Their measurements revealed an 8 percent polarization degree that was much higher than what scientists had predicted according to some theoretical models. From there, the researchers were able to confirm that the X-rays were indeed coming from the system’s column, and that this column is about 2,000 miles high.

“If you were able to stand somewhat close to the white dwarf’s pole, you would see a column of gas stretching 2,000 miles into the sky, and then fanning outward,” Gunderson says.

The team also measured the direction of EX Hydrae’s X-ray polarization, which they determined to be perpendicular to the white dwarf’s column of incoming gas. This was a sign that the X-rays emitted by the column were then bouncing off the white dwarf’s surface before traveling into space, and eventually into IXPE’s telescopes.
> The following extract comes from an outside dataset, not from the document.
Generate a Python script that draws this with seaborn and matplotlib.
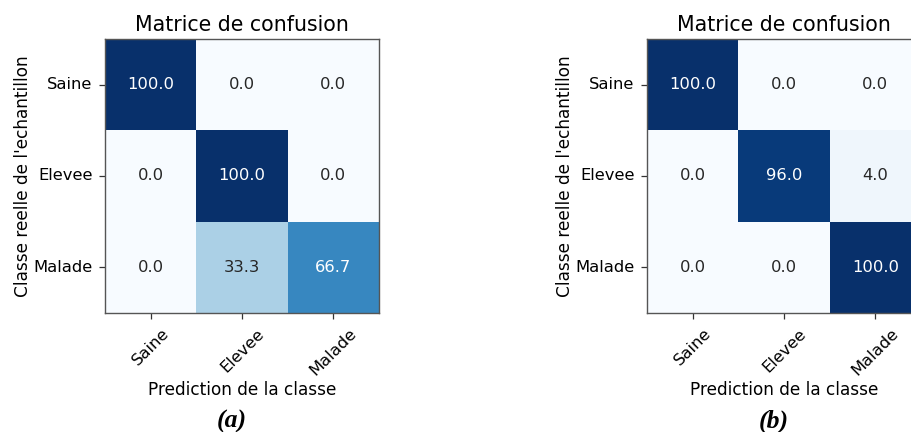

“The thing that’s helpful about X-ray polarization is that it’s giving you a picture of the innermost, most energetic portion of this entire system,” Ravi says. “When we look through other telescopes, we don’t see any of this detail.”

The team plans to apply X-ray polarization to study other accreting white dwarf systems, which could help scientists get a grasp on much larger cosmic phenomena.

“There comes a point where so much material is falling onto the white dwarf from a companion star that the white dwarf can’t hold it anymore, the whole thing collapses and produces a type of supernova that’s observable throughout the universe, which can be used to figure out the size of the universe,” Marshall offers. “So understanding these white dwarf systems helps scientists understand the sources of those supernovae, and tells you about the ecology of the galaxy.”

This research was supported, in part, by NASA.